◆ **GIVEN PROBLEM**
Output the material below in full, exactly as it is.

◆ **SUPPLIED INFORMATION**
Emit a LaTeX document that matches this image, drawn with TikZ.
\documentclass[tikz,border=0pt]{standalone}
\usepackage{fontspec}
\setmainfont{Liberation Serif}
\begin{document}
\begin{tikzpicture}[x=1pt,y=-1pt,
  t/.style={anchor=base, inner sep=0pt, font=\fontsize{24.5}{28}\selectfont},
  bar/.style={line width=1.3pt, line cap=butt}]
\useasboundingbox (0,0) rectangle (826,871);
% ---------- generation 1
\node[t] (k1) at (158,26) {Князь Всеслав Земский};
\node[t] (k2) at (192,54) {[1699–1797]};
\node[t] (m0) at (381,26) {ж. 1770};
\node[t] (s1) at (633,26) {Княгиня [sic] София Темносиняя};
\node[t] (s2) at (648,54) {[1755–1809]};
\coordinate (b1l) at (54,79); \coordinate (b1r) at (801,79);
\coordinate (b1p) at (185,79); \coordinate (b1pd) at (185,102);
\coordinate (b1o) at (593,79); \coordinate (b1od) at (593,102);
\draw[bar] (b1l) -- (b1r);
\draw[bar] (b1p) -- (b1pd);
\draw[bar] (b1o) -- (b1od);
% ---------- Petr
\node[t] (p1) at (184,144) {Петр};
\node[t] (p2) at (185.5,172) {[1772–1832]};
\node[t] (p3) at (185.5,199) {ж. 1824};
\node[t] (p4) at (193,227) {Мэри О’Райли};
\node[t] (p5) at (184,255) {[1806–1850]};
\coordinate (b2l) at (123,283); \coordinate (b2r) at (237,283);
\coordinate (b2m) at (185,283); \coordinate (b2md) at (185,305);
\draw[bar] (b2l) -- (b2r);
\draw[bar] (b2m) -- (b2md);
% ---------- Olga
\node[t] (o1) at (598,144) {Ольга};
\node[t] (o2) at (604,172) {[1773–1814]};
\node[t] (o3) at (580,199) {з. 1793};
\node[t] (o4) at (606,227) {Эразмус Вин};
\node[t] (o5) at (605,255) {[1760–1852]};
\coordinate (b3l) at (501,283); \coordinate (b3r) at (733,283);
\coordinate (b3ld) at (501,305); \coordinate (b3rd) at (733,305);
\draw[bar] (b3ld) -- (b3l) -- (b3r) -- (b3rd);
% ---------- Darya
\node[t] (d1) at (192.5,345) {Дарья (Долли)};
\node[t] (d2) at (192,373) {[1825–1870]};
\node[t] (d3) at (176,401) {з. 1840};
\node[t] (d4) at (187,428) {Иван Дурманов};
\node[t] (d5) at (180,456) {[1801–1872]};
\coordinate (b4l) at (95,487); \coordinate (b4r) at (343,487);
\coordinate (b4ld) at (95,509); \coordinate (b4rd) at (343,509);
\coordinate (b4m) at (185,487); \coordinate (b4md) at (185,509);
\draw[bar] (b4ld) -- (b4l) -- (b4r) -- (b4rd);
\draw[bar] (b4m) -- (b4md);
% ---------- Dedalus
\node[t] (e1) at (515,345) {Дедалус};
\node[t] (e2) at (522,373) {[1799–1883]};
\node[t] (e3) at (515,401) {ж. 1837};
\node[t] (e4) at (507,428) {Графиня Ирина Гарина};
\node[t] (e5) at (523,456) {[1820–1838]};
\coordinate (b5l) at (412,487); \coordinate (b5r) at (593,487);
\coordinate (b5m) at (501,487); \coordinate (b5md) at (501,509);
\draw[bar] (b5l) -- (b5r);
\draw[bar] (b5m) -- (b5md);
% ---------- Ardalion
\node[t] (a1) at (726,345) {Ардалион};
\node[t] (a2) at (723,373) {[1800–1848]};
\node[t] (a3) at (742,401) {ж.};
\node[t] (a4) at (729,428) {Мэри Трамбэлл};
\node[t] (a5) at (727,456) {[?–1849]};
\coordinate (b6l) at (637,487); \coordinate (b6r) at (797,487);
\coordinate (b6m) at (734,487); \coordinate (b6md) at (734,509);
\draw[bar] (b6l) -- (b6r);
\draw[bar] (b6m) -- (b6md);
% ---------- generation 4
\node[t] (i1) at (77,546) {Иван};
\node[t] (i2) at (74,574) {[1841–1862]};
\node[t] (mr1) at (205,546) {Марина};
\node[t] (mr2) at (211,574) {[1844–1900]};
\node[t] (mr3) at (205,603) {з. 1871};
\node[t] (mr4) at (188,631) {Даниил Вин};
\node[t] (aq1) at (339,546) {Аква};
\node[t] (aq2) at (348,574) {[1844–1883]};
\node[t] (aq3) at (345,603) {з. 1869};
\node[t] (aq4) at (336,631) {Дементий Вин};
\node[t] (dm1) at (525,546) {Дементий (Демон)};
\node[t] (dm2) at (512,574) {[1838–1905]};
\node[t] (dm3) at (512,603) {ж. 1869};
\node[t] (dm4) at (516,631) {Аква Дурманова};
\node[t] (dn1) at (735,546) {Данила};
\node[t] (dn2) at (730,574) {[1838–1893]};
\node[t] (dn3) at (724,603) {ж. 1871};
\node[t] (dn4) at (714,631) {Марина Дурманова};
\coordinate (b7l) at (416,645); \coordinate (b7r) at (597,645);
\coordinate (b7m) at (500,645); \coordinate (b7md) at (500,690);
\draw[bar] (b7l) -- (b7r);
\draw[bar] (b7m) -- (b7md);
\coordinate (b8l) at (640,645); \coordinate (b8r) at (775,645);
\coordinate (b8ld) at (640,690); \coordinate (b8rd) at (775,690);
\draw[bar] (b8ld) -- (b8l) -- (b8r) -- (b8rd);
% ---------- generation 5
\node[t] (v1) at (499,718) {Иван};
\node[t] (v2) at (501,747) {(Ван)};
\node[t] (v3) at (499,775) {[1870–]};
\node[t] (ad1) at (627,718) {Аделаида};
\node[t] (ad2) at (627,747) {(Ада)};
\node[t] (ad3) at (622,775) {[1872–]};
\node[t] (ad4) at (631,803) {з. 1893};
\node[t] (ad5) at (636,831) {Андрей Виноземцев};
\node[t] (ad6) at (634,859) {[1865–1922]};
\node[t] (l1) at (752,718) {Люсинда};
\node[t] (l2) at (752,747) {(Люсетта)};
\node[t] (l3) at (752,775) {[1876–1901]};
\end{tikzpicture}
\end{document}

◆ **SOLUTION TO THIS TASK**
Emit a LaTeX document that matches this image, drawn with TikZ.
\documentclass[tikz,border=0pt]{standalone}
\usepackage{fontspec}
\setmainfont{Liberation Serif}
\begin{document}
\begin{tikzpicture}[x=1pt,y=-1pt,
  t/.style={anchor=base, inner sep=0pt, font=\fontsize{24.5}{28}\selectfont},
  bar/.style={line width=1.3pt, line cap=butt}]
\useasboundingbox (0,0) rectangle (826,871);
% ---------- generation 1
\node[t] (k1) at (158,26) {Князь Всеслав Земский};
\node[t] (k2) at (192,54) {[1699–1797]};
\node[t] (m0) at (381,26) {ж. 1770};
\node[t] (s1) at (633,26) {Княгиня [sic] София Темносиняя};
\node[t] (s2) at (648,54) {[1755–1809]};
\coordinate (b1l) at (54,79); \coordinate (b1r) at (801,79);
\coordinate (b1p) at (185,79); \coordinate (b1pd) at (185,102);
\coordinate (b1o) at (593,79); \coordinate (b1od) at (593,102);
\draw[bar] (b1l) -- (b1r);
\draw[bar] (b1p) -- (b1pd);
\draw[bar] (b1o) -- (b1od);
% ---------- Petr
\node[t] (p1) at (184,144) {Петр};
\node[t] (p2) at (185.5,172) {[1772–1832]};
\node[t] (p3) at (185.5,199) {ж. 1824};
\node[t] (p4) at (193,227) {Мэри О’Райли};
\node[t] (p5) at (184,255) {[1806–1850]};
\coordinate (b2l) at (123,283); \coordinate (b2r) at (237,283);
\coordinate (b2m) at (185,283); \coordinate (b2md) at (185,305);
\draw[bar] (b2l) -- (b2r);
\draw[bar] (b2m) -- (b2md);
% ---------- Olga
\node[t] (o1) at (598,144) {Ольга};
\node[t] (o2) at (604,172) {[1773–1814]};
\node[t] (o3) at (580,199) {з. 1793};
\node[t] (o4) at (606,227) {Эразмус Вин};
\node[t] (o5) at (605,255) {[1760–1852]};
\coordinate (b3l) at (501,283); \coordinate (b3r) at (733,283);
\coordinate (b3ld) at (501,305); \coordinate (b3rd) at (733,305);
\draw[bar] (b3ld) -- (b3l) -- (b3r) -- (b3rd);
% ---------- Darya
\node[t] (d1) at (192.5,345) {Дарья (Долли)};
\node[t] (d2) at (192,373) {[1825–1870]};
\node[t] (d3) at (176,401) {з. 1840};
\node[t] (d4) at (187,428) {Иван Дурманов};
\node[t] (d5) at (180,456) {[1801–1872]};
\coordinate (b4l) at (95,487); \coordinate (b4r) at (343,487);
\coordinate (b4ld) at (95,509); \coordinate (b4rd) at (343,509);
\coordinate (b4m) at (185,487); \coordinate (b4md) at (185,509);
\draw[bar] (b4ld) -- (b4l) -- (b4r) -- (b4rd);
\draw[bar] (b4m) -- (b4md);
% ---------- Dedalus
\node[t] (e1) at (515,345) {Дедалус};
\node[t] (e2) at (522,373) {[1799–1883]};
\node[t] (e3) at (515,401) {ж. 1837};
\node[t] (e4) at (507,428) {Графиня Ирина Гарина};
\node[t] (e5) at (523,456) {[1820–1838]};
\coordinate (b5l) at (412,487); \coordinate (b5r) at (593,487);
\coordinate (b5m) at (501,487); \coordinate (b5md) at (501,509);
\draw[bar] (b5l) -- (b5r);
\draw[bar] (b5m) -- (b5md);
% ---------- Ardalion
\node[t] (a1) at (726,345) {Ардалион};
\node[t] (a2) at (723,373) {[1800–1848]};
\node[t] (a3) at (742,401) {ж.};
\node[t] (a4) at (729,428) {Мэри Трамбэлл};
\node[t] (a5) at (727,456) {[?–1849]};
\coordinate (b6l) at (637,487); \coordinate (b6r) at (797,487);
\coordinate (b6m) at (734,487); \coordinate (b6md) at (734,509);
\draw[bar] (b6l) -- (b6r);
\draw[bar] (b6m) -- (b6md);
% ---------- generation 4
\node[t] (i1) at (77,546) {Иван};
\node[t] (i2) at (74,574) {[1841–1862]};
\node[t] (mr1) at (205,546) {Марина};
\node[t] (mr2) at (211,574) {[1844–1900]};
\node[t] (mr3) at (205,603) {з. 1871};
\node[t] (mr4) at (188,631) {Даниил Вин};
\node[t] (aq1) at (339,546) {Аква};
\node[t] (aq2) at (348,574) {[1844–1883]};
\node[t] (aq3) at (345,603) {з. 1869};
\node[t] (aq4) at (336,631) {Дементий Вин};
\node[t] (dm1) at (525,546) {Дементий (Демон)};
\node[t] (dm2) at (512,574) {[1838–1905]};
\node[t] (dm3) at (512,603) {ж. 1869};
\node[t] (dm4) at (516,631) {Аква Дурманова};
\node[t] (dn1) at (735,546) {Данила};
\node[t] (dn2) at (730,574) {[1838–1893]};
\node[t] (dn3) at (724,603) {ж. 1871};
\node[t] (dn4) at (714,631) {Марина Дурманова};
\coordinate (b7l) at (416,645); \coordinate (b7r) at (597,645);
\coordinate (b7m) at (500,645); \coordinate (b7md) at (500,690);
\draw[bar] (b7l) -- (b7r);
\draw[bar] (b7m) -- (b7md);
\coordinate (b8l) at (640,645); \coordinate (b8r) at (775,645);
\coordinate (b8ld) at (640,690); \coordinate (b8rd) at (775,690);
\draw[bar] (b8ld) -- (b8l) -- (b8r) -- (b8rd);
% ---------- generation 5
\node[t] (v1) at (499,718) {Иван};
\node[t] (v2) at (501,747) {(Ван)};
\node[t] (v3) at (499,775) {[1870–]};
\node[t] (ad1) at (627,718) {Аделаида};
\node[t] (ad2) at (627,747) {(Ада)};
\node[t] (ad3) at (622,775) {[1872–]};
\node[t] (ad4) at (631,803) {з. 1893};
\node[t] (ad5) at (636,831) {Андрей Виноземцев};
\node[t] (ad6) at (634,859) {[1865–1922]};
\node[t] (l1) at (752,718) {Люсинда};
\node[t] (l2) at (752,747) {(Люсетта)};
\node[t] (l3) at (752,775) {[1876–1901]};
\end{tikzpicture}
\end{document}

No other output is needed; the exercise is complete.